Complex Concepts Simplified
- Mandamus: A special court order requiring a government body to perform a legal duty. To win, the relator must show a clear right to the specific relief requested and a clear duty to provide it.
- Abuse of discretion: A legal standard asking whether a decision was unreasonable, arbitrary, or unconscionable—not merely wrong.
- R.C. 3503.24(B) hearing: After a voter’s eligibility is challenged, the board may rely on its records or hold a hearing with sworn testimony and subpoenas to resolve disputed facts.
- Expedited election case: A fast-track procedure recognizing the urgency of election disputes; it compresses briefing and evidence schedules.

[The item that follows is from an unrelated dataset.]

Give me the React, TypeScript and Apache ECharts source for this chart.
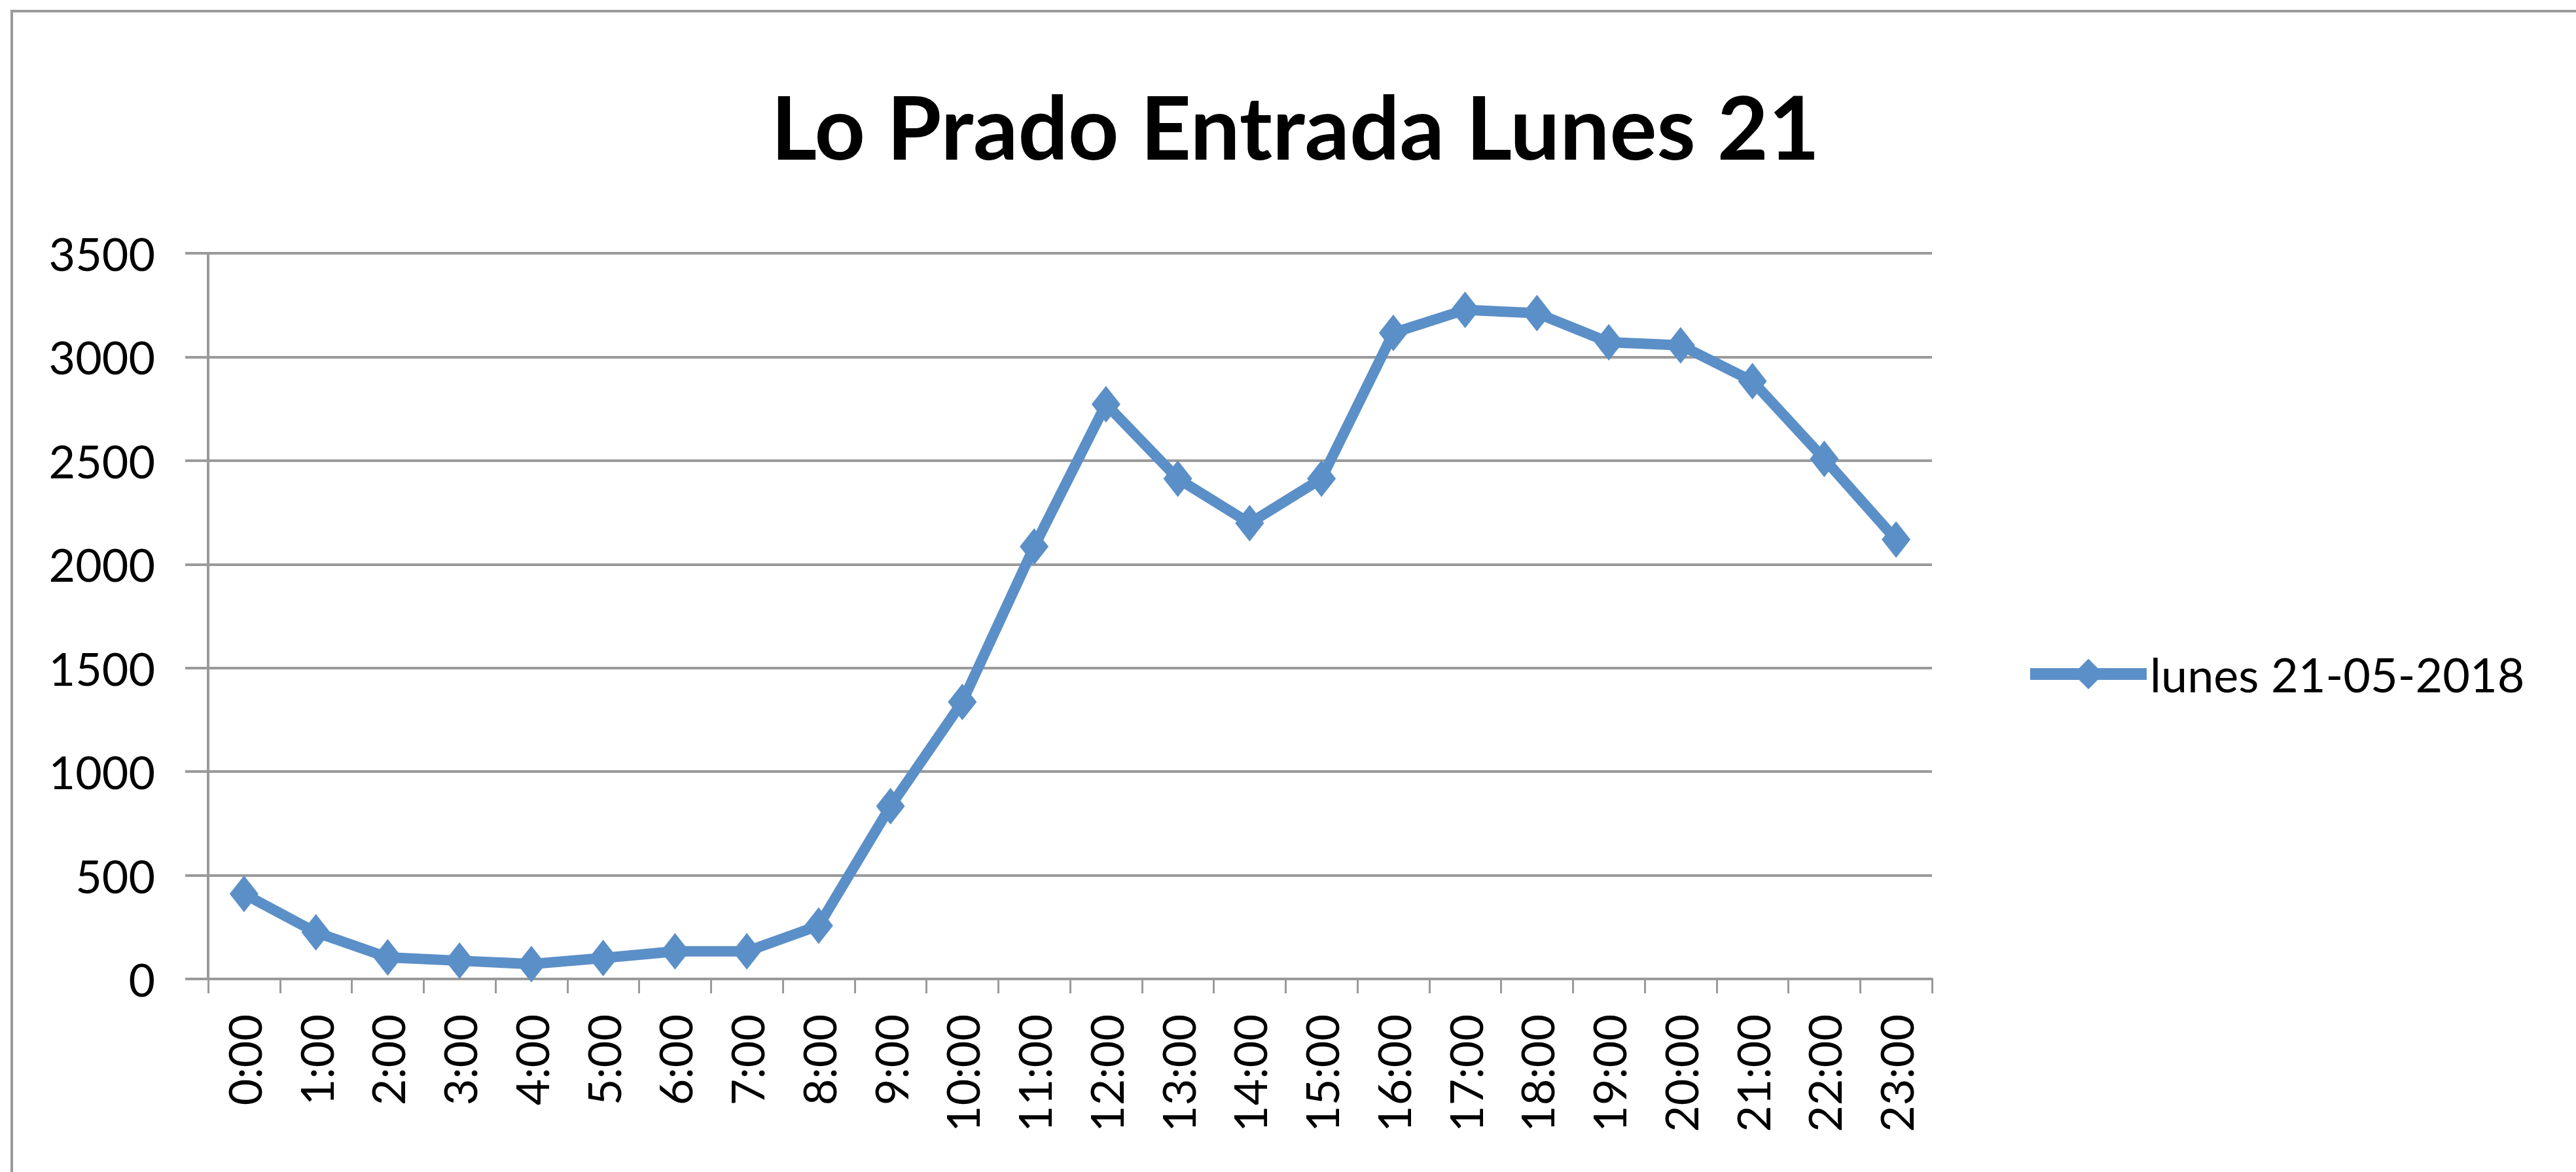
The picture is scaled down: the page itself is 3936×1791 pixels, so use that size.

- Rebuttal evidence: Materials offered specifically to counter new evidence or arguments raised by the opposing party; it cannot be used to introduce unrelated or new affirmative proof.
- “Any other relief” clause: A general request at the end of a complaint; it does not replace the need to expressly request particular remedies like a remand or hearing order.
Practical Checklist for Future Voter-Residency Challenges
- At the board stage:
- File a written challenge citing R.C. 3503.24 and request an evidentiary hearing if records are insufficient.
- Submit authenticated documents; identify witnesses and topics; request subpoenas in writing.
- When filing mandamus:
- Plead all desired remedies explicitly: cancellation, hearing, remand, or alternative relief tailored to the facts.
- Attach the board-level record; do not assume the Court will consider new materials to prove board error.
- Use rebuttal evidence only to counter the board’s new assertions (e.g., authenticity challenges, mailing histories).
Conclusion
State ex rel. Hicks v. Adams County Board of Elections establishes a clear procedural rule with substantive consequences in election litigation: a relator must expressly plead the specific mandamus relief sought. A generic request for “any other relief” will not support an order compelling a hearing or other alternative remedies. Because Hicks pleaded only outright cancellation of voter registration—and the board’s records did not clearly compel that outcome—the Supreme Court denied the writ without reaching whether the board abused its discretion by denying a hearing under R.C. 3503.24(B).
The decision reinforces three pillars of Ohio election jurisprudence: pleadings control remedies, board decisions are reviewed on the record before the board, and the Court will not issue advisory opinions. For practitioners, the message is unmistakable: build your case in the board’s record and plead every specific remedy you might need. In the compressed timelines of election law, precision at the outset often decides the outcome.